The offender begins to babble that he was just pulling a prank and that all sorts of people have screwed with his car in the past. The officers explain that it is no excuse for messing with a stranger’s vehicle and that they have no idea if the removal of the gas cap was all the young man would have done. The young man is charged with vehicle tampering, which is a misdemeanor punishable by a fine, imprisonment or both. The young man is placed in handcuffs and walked to a police car.

The White Rubber Gloves

Around 1:30 a.m., a large group of IVFP deputies and officers are standing in front of the 6500 DP beach access when a young man stumbles to the top of the stairs from the salty scented darkness below.

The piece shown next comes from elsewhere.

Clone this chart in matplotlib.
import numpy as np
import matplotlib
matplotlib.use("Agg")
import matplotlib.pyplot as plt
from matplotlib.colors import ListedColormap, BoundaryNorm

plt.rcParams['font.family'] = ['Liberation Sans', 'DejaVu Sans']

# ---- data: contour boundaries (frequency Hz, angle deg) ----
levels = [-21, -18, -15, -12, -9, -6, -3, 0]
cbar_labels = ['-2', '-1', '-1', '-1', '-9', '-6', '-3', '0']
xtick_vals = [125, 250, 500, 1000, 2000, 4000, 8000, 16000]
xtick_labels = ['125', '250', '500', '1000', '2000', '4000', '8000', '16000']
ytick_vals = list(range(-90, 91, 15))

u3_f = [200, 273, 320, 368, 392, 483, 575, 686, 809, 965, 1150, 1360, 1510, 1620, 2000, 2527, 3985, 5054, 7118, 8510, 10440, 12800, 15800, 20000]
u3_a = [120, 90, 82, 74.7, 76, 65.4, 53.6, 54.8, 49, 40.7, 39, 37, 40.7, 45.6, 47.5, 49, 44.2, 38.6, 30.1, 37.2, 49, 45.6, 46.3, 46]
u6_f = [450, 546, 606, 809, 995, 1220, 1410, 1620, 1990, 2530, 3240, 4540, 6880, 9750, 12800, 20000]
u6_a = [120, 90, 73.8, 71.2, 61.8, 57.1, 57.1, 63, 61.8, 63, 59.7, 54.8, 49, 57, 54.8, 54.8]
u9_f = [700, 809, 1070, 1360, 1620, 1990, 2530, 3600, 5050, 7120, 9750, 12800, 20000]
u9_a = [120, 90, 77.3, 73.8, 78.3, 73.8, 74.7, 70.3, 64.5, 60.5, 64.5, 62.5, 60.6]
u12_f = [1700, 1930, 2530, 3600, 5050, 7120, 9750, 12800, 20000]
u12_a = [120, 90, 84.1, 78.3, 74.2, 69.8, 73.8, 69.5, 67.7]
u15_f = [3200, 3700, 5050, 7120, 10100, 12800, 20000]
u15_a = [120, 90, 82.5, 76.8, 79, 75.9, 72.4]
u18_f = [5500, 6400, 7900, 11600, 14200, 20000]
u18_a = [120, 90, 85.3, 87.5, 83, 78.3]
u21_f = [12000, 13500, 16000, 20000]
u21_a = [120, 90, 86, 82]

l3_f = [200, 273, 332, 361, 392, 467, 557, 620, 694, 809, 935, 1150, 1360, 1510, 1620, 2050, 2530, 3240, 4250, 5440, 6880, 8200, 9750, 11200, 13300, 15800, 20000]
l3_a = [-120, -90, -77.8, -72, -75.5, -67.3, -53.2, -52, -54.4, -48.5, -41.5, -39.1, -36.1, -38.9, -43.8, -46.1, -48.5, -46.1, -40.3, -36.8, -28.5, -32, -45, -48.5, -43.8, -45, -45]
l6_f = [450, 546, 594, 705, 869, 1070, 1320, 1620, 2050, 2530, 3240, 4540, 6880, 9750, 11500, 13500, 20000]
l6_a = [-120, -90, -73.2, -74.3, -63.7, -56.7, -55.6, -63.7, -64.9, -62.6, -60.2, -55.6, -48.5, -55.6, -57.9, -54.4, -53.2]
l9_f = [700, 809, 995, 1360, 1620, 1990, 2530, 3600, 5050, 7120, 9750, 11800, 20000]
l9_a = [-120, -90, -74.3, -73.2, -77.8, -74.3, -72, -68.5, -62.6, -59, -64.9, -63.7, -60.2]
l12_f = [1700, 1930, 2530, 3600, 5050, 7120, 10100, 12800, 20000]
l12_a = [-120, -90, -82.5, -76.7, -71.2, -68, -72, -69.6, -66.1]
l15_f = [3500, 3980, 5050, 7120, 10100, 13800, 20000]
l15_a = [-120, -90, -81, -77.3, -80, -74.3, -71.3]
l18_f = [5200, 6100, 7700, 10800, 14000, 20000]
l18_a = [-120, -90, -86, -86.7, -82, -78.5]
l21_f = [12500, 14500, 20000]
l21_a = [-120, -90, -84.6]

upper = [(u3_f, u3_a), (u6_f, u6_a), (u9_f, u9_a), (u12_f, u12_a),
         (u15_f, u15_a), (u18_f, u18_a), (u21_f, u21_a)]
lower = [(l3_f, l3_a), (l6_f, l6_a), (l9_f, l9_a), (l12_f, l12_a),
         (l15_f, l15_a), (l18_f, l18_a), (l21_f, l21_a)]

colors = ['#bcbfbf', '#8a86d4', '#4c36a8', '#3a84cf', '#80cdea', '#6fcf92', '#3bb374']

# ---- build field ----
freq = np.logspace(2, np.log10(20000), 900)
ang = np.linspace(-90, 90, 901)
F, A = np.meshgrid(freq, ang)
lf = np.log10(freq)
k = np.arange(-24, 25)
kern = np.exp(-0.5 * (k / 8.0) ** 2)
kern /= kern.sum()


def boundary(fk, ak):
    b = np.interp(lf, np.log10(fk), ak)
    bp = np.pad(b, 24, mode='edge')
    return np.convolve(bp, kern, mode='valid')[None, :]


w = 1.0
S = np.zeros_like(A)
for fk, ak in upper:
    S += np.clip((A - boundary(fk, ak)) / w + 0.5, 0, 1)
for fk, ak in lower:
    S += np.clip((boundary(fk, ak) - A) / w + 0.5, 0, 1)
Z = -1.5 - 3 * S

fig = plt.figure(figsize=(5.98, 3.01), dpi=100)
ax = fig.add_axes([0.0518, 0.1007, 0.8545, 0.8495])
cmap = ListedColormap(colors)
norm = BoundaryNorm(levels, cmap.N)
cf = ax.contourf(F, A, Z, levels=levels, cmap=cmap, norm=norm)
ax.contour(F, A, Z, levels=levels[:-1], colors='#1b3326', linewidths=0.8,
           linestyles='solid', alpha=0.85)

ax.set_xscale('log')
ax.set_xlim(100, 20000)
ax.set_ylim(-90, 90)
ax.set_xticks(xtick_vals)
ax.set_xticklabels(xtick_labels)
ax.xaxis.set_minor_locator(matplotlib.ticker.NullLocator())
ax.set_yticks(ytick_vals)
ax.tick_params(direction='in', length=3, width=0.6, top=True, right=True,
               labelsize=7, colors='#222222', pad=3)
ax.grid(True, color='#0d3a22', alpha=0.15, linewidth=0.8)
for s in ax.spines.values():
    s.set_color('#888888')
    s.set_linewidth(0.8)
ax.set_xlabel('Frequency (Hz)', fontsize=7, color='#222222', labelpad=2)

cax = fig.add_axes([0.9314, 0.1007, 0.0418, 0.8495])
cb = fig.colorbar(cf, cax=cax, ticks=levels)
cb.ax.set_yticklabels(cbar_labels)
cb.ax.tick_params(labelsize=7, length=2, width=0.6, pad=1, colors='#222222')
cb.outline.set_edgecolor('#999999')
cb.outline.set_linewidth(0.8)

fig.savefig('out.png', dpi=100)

The man is extremely intoxicated and appears suspicious. The officers now have probable cause to search him.

This quickly leads to a classic “spread ’em” situation against a police car. Two officers put on white rubber gloves. One officer searches the man and hands whatever he finds to the other. The sea-loving drunkard has a round, silver flask full of dark alcohol. The liquor is poured out and the man is handcuffed and taken to the county jail for public intoxication. Once the man has sobered up, police will release him and he may receive some additional fines.

Generally, courts will mandate that first-time offenders under 21 enroll in the Youth Offender Program. Penalties can include fines, the suspension of one’s driver license for one year and mandatory alcohol classes. In addition, UCSB may send a letter home to one’s parents detailing the violation.

As far as I.V. weekends go, this particular night is actually uneventful. Police gave 25 citations and made two arrests, most of which were for open containers. Carrying an open container down DP is like playing Russian roulette and the safest way to win is not to play. The mistakes made by these rabble-rousers are easily avoided if you party as smart as you party hard.

General Guidelines for Citation-Free Partying
1. Always carry your cups upside-down to show you have no booze and the IVFP will have no reason to stop you.
2. After midnight on weekends and ten on weekdays, music cannot be audible from 100 feet over a property line or you can get a noise infraction that comes with a $108 fine.
3. Walk your bike to avoid a BUI. That’s biking under the influence and although it may seem fun at the time, if convicted, you’ll have to go to court and possibly pay a fine of $1,300 and have your driver license suspended for a year.
4. Don’t carry an open container!
5. If you’re under 21, even carrying a closed container of alcohol for someone else can get you a citation.
6. Holding hands with 12 other people will not save you from getting in trouble if you’re intoxicated.
7. Don’t lie or mouth off to the IVFP.
8. Don’t attract attention to yourself by running, yelling or picking a fight.
9. Don’t take off your shoes or sit down on the curb. It’s usually a sign that you’re intensely intoxicated and an officer will probably approach you.
10. Always party with friends who will watch out for your safety.